By March 1376 she had married her second husband, fishmonger and major landowner John Philipot, who was a colleague of Brembre’s. Philipot’s second wife had died at about the same time as Margaret’s first husband. Margaret’s fortune increased with the death of her father in 1376.

Brembre and Philipot dominated London politics in the 1380s, with Philipot being Lord Mayor of London in 1378. Margaret became Lady Philipot when her husband received a knighthood during the Peasants' Revolt in 1381. In his will he provided Margaret with a life estate, at the expense of his grown-up children, and made her responsible for some of the religious bequests in his will. Margaret’s sons with Berlingham were disinherited from their share in the Stodeye money in order to provide a marriage portion for Sir John Philipot's eldest daughter by his previous marriage; but Sir John was generous to Idonia Berlingham. Sir John died in 1384, and Margaret’s brothers-in-law Brembre and Vanner became trustees of all her property and made plans to marry her daughter Idonia Berlingham to an associate of Vanner’s.

=== John Fitznichol ===
Margaret married as her third husband bureaucrat John Fitznichol, who was trustee of Brembre’s country estates, in about 1387. Fitznichol was not as wealthy as Margaret's other husbands, but had close connections to the royal court. These connections led to Margaret’s sister Idonia marrying her second husband, Sir Baldwin Raddington, a member of the king's household. When Brembre was executed in 1388, Vanner and Fitznichol attempted to recover his property. Fitznichol died in 1391, leaving Margaret a life interest in his holdings in London.

=== Adam Bamme ===
Margaret’s fourth marriage was her 'most politically expedient.' She married Adam Bamme, a goldsmith who had been a political opponent of Brembre’s. Bamme helped Margaret to escape debt-payments and to recover money from Sir John Philipot's estate as well as some of Brembre's property.

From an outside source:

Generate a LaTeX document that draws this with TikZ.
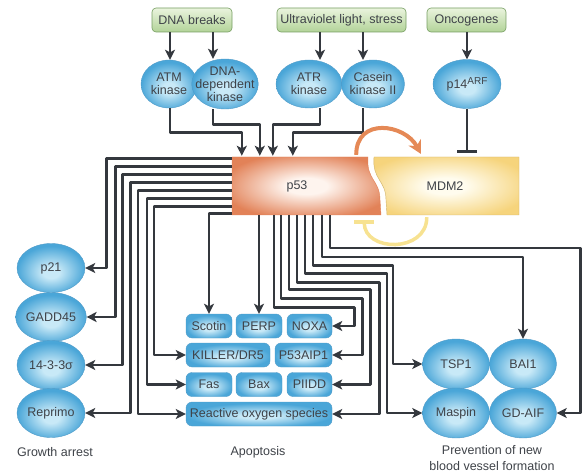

They had a son, Richard, in about 1397. Bamme died during his second term as Mayor of London that year.

== Widowhood ==
In her fourth widowhood, and in control of her own property after the death of her brothers-in-law Brembre and Vanner, Margaret decided to 'remove herself permanently from the marriage market' by taking a vow of chastity before the Bishop of London, seven weeks after her fourth husband’s death. Brembre and Vanner having had no surviving children, Margaret and the children of her youngest sister Joan inherited the last of the Stodeye inheritance after the deaths of Brembre's and Vanner's wives, and Margaret inherited further property on the death of her relative Joan Gisors. After selling some of her holdings to clear Bamme's debts, she had an annual income of £116. She went by the name Lady Philipot, but asked to be buried next to Adam Bamme. Her will makes no mention of her first or third husbands or of her three children by Berlingham, but she involved her youngest son Richard Bamme in property conveyances from 1407 and left all her London holdings to him on her death in 1431.